The first time I read it online I thought “hey, that’s kind of clever.” The second and third times it seemed both clever and in-jokey. I laughed because it felt good to be part of the crowd that was using this clever new turn of phrase. Turn of word? Can it be a phrase if it’s just a word?
Then one night as we were watching TV my erstwhile roommate shouted out “ooooh FAIL. EPIC FAIL!” in reaction to something onscreen. And I realised then that any cordial relationship I had with “Fail” as a disclaimer for something odd or disturbing was over. Over and dead.
In my house we have a rule about watching TV. You discuss whatever you’re watching. In detail. It’s annoying to outsiders because it’s sort of like a cross between MST3K and the McNeil-Lehrer report. Half goofy, half pretentious. All designed to make you feel like you aren’t rotting your brain–nosiree! You are discussing. But when Roommate had no greater input than “Ooooo, Fail!” I realised that I was done with it.
“Fail” when uttered aloud sounds sort of like something you’d hear out of a pained goat or spoiled toddler. It’s not constructive, it’s not informative. It’s not funny in that caustic sharpwitted way that someone like Sarcastro has. It’s just the newest version of Nelson’s “Ha HA!!!” with an extra dose of cruelty. The days of it being any sort of funny were gone like six months ago.

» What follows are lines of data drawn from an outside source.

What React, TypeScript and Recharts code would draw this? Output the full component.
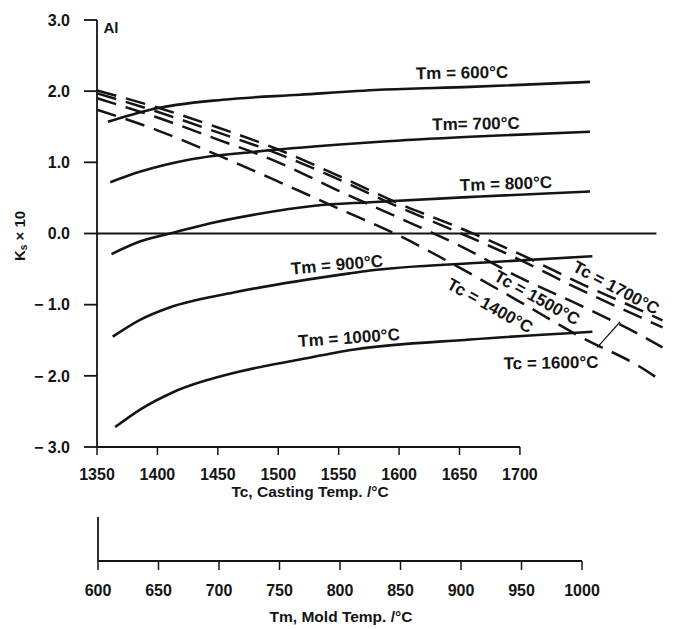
import React from 'react';
import { ComposedChart, LineChart, Line, XAxis, YAxis, ReferenceLine } from 'recharts';

const FONT = "'Liberation Sans', Arial, Helvetica, sans-serif";
const INK = '#141414';

// axis ticks
const TC_TICKS = [1350, 1400, 1450, 1500, 1550, 1600, 1650, 1700];
const TM_TICKS = [600, 650, 700, 750, 800, 850, 900, 950, 1000];
const K_TICKS = [-3, -2, -1, 0, 1, 2, 3];

// solid curves: Ks x 10 against casting temperature, one per mould temperature
const TM600_TC = [1359, 1394, 1454, 1518, 1584, 1659, 1758];
const TM600_K = [1.57, 1.74, 1.88, 1.95, 2.02, 2.06, 2.13];
const TM700_TC = [1361, 1386, 1427, 1482, 1551, 1584, 1659, 1758];
const TM700_K = [0.72, 0.87, 1.04, 1.15, 1.25, 1.29, 1.36, 1.43];
const TM800_TC = [1362, 1386, 1413, 1443, 1482, 1530, 1576, 1667, 1758];
const TM800_K = [-0.29, -0.11, 0.01, 0.14, 0.27, 0.39, 0.44, 0.52, 0.59];
const TM900_TC = [1363, 1386, 1410, 1463, 1559, 1576, 1667, 1760];
const TM900_K = [-1.45, -1.21, -1.04, -0.83, -0.56, -0.52, -0.41, -0.32];
const TM1000_TC = [1365, 1386, 1413, 1468, 1518, 1563, 1659, 1760];
const TM1000_K = [-2.72, -2.47, -2.23, -1.94, -1.77, -1.63, -1.49, -1.38];

// dashed curves: Ks x 10 against mould temperature, one per casting temperature
const TM_SAMPLES = [600, 650, 700, 750, 800, 850, 900, 950, 1000, 1050, 1068];
const TC1400_K = [1.74, 1.45, 1.1, 0.73, 0.35, -0.03, -0.48, -0.96, -1.45, -1.88, -2.08];
const TC1500_K = [1.9, 1.63, 1.32, 1.0, 0.6, 0.22, -0.17, -0.62, -1.01, -1.43, -1.6];
const TC1600_K = [1.97, 1.71, 1.42, 1.12, 0.76, 0.37, 0.01, -0.37, -0.79, -1.18, -1.32];
const TC1700_K = [2.01, 1.77, 1.49, 1.18, 0.81, 0.42, 0.08, -0.29, -0.7, -1.08, -1.22];

const solid = [
  { name: 'Tm600', tc: TM600_TC, k: TM600_K },
  { name: 'Tm700', tc: TM700_TC, k: TM700_K },
  { name: 'Tm800', tc: TM800_TC, k: TM800_K },
  { name: 'Tm900', tc: TM900_TC, k: TM900_K },
  { name: 'Tm1000', tc: TM1000_TC, k: TM1000_K },
].map((s) => ({ name: s.name, data: s.tc.map((tc, i) => ({ tc, k: s.k[i] })) }));

const dashed = [
  { name: 'Tc1400', k: TC1400_K },
  { name: 'Tc1500', k: TC1500_K },
  { name: 'Tc1600', k: TC1600_K },
  { name: 'Tc1700', k: TC1700_K },
].map((s) => ({ name: s.name, data: TM_SAMPLES.map((tm, i) => ({ tm, k: s.k[i] })) }));

const fmtK = (v: number) => (v === 0 ? '0.0' : v < 0 ? `\u2212 ${Math.abs(v).toFixed(1)}` : v.toFixed(1));

const tickStyle = { fill: INK, fontSize: 16, fontWeight: 700, fontFamily: FONT };

const CurveLabel = ({ x, y, rot = 0, children }: { x: number; y: number; rot?: number; children: React.ReactNode }) => (
  <text
    x={x}
    y={y}
    transform={`rotate(${rot} ${x} ${y})`}
    textAnchor="middle"
    dominantBaseline="central"
    fontSize={17}
    fontWeight={700}
    fontFamily={FONT}
    fill={INK}
  >
    {children}
  </text>
);

export default function App() {
  return (
    <div style={{ position: 'absolute', left: 0, top: 0, width: 693, height: 629, background: '#fff', fontFamily: FONT }}>
      <div style={{ position: 'absolute', left: 0, top: 0 }}>
        <ComposedChart width={693} height={505} margin={{ top: 20, right: 16, bottom: 0, left: 10 }}>
          <XAxis
            xAxisId="tc"
            dataKey="tc"
            type="number"
            domain={[1350, 1830]}
            ticks={TC_TICKS}
            interval={0}
            axisLine={false}
            tickLine={{ stroke: INK, strokeWidth: 1.5 }}
            tickSize={8}
            tickMargin={14}
            tick={tickStyle}
            height={58}
          />
          <XAxis xAxisId="tm" dataKey="tm" type="number" domain={[600, 1080]} hide />
          <YAxis
            type="number"
            domain={[-3, 3]}
            ticks={K_TICKS}
            interval={0}
            width={87}
            axisLine={{ stroke: INK, strokeWidth: 1.8 }}
            tickLine={{ stroke: INK, strokeWidth: 1.8 }}
            tickSize={13}
            tickMargin={14}
            tick={tickStyle}
            tickFormatter={fmtK}
          />
          {/* casting temperature axis stops at 1700 */}
          <ReferenceLine
            xAxisId="tc"
            segment={[{ x: 1350, y: -3 }, { x: 1700, y: -3 }]}
            stroke={INK}
            strokeWidth={2}
          />
          <ReferenceLine
            xAxisId="tc"
            segment={[{ x: 1350, y: 0 }, { x: 1813, y: 0 }]}
            stroke={INK}
            strokeWidth={1.8}
          />
          {solid.map((s) => (
            <Line
              key={s.name}
              xAxisId="tc"
              data={s.data}
              dataKey="k"
              type="monotone"
              stroke={INK}
              strokeWidth={2.6}
              dot={false}
              isAnimationActive={false}
            />
          ))}
          {dashed.map((s) => (
            <Line
              key={s.name}
              xAxisId="tm"
              data={s.data}
              dataKey="k"
              type="monotone"
              stroke={INK}
              strokeWidth={2.5}
              strokeDasharray="20 10"
              dot={false}
              isAnimationActive={false}
            />
          ))}
          {/* pointer for the Tc = 1600 label */}
          <ReferenceLine
            xAxisId="tm"
            segment={[{ x: 1014, y: -1.6 }, { x: 1033, y: -1.24 }]}
            stroke={INK}
            strokeWidth={1.2}
          />
        </ComposedChart>
      </div>

      {/* mould temperature scale underneath */}
      <div style={{ position: 'absolute', left: 0, top: 505 }}>
        <LineChart width={693} height={124} data={TM_TICKS.map((tm) => ({ tm }))} margin={{ top: 12, right: 111, bottom: 0, left: 10 }}>
          <XAxis
            dataKey="tm"
            type="number"
            domain={[600, 1000]}
            ticks={TM_TICKS}
            interval={0}
            axisLine={{ stroke: INK, strokeWidth: 2 }}
            tickLine={{ stroke: INK, strokeWidth: 1.5 }}
            tickSize={9}
            tickMargin={15}
            tick={tickStyle}
            height={68}
          />
          <YAxis domain={[0, 1]} width={88} tick={false} tickLine={false} axisLine={{ stroke: INK, strokeWidth: 1.8 }} />
        </LineChart>
      </div>

      <svg width={693} height={629} style={{ position: 'absolute', left: 0, top: 0, pointerEvents: 'none' }}>
        <text x={111} y={27} textAnchor="middle" dominantBaseline="central" fontSize={15} fontWeight={700} fontFamily={FONT} fill={INK}>
          Al
        </text>
        <text
          x={19}
          y={236}
          transform="rotate(-90 19 236)"
          textAnchor="middle"
          dominantBaseline="central"
          fontSize={15}
          fontWeight={700}
          fontFamily={FONT}
          fill={INK}
        >
          K<tspan fontSize={10} dy={4}>s</tspan>
          <tspan dy={-4}> × 10</tspan>
        </text>
        <text x={310} y={491} textAnchor="middle" dominantBaseline="central" fontSize={15.5} fontWeight={700} fontFamily={FONT} fill={INK}>
          Tc, Casting Temp. /°C
        </text>
        <text x={341} y={616} textAnchor="middle" dominantBaseline="central" fontSize={15.5} fontWeight={700} fontFamily={FONT} fill={INK}>
          Tm,  Mold Temp. /°C
        </text>

        <CurveLabel x={462} y={73} rot={-1}>Tm = 600°C</CurveLabel>
        <CurveLabel x={476} y={124} rot={-1}>Tm= 700°C</CurveLabel>
        <CurveLabel x={506} y={184} rot={-2}>Tm = 800°C</CurveLabel>
        <CurveLabel x={337} y={265} rot={-5}>Tm = 900°C</CurveLabel>
        <CurveLabel x={349} y={338} rot={-4}>Tm = 1000°C</CurveLabel>
        <CurveLabel x={490} y={306} rot={29}>Tc = 1400°C</CurveLabel>
        <CurveLabel x={537} y={298} rot={29}>Tc = 1500°C</CurveLabel>
        <CurveLabel x={616} y={288} rot={28}>Tc = 1700°C</CurveLabel>
        <CurveLabel x={551} y={363} rot={-1}>Tc = 1600°C</CurveLabel>
      </svg>
    </div>
  );
}
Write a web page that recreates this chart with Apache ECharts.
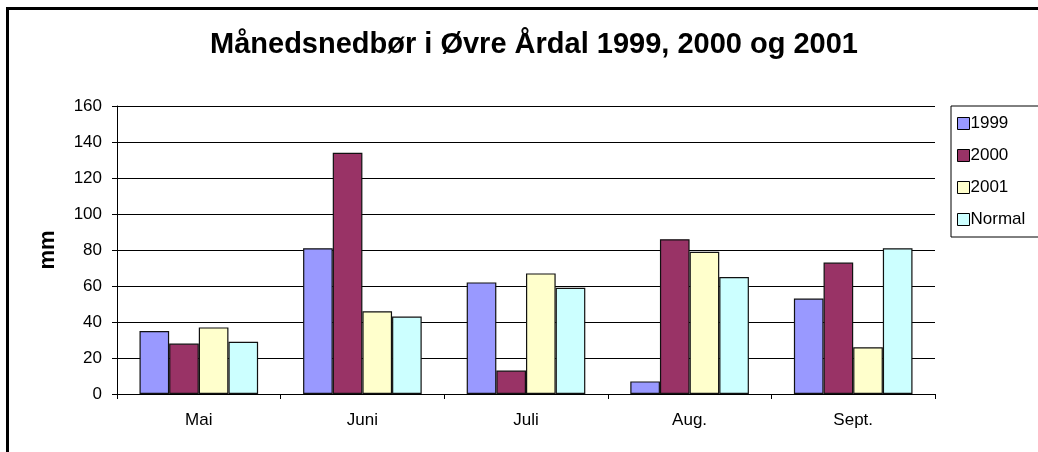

And since it is “Feel Good Friday” I have decided to embed link to a video. This video WARNING: LINK NSFW makes me feel good when I watch it because I imagine myself performing this little song and dance on every person who utters “fail” in my presence from here on out.
“Is that as good for you as it was for me? Hey, what’s goin’ on? Do you hear that?”
I kind of like “fail” as a noun. “That’s just full of fail!” Of course it’s non-specific and has to be followed up with explication, but as a comprehensive introduction it’s pretty good.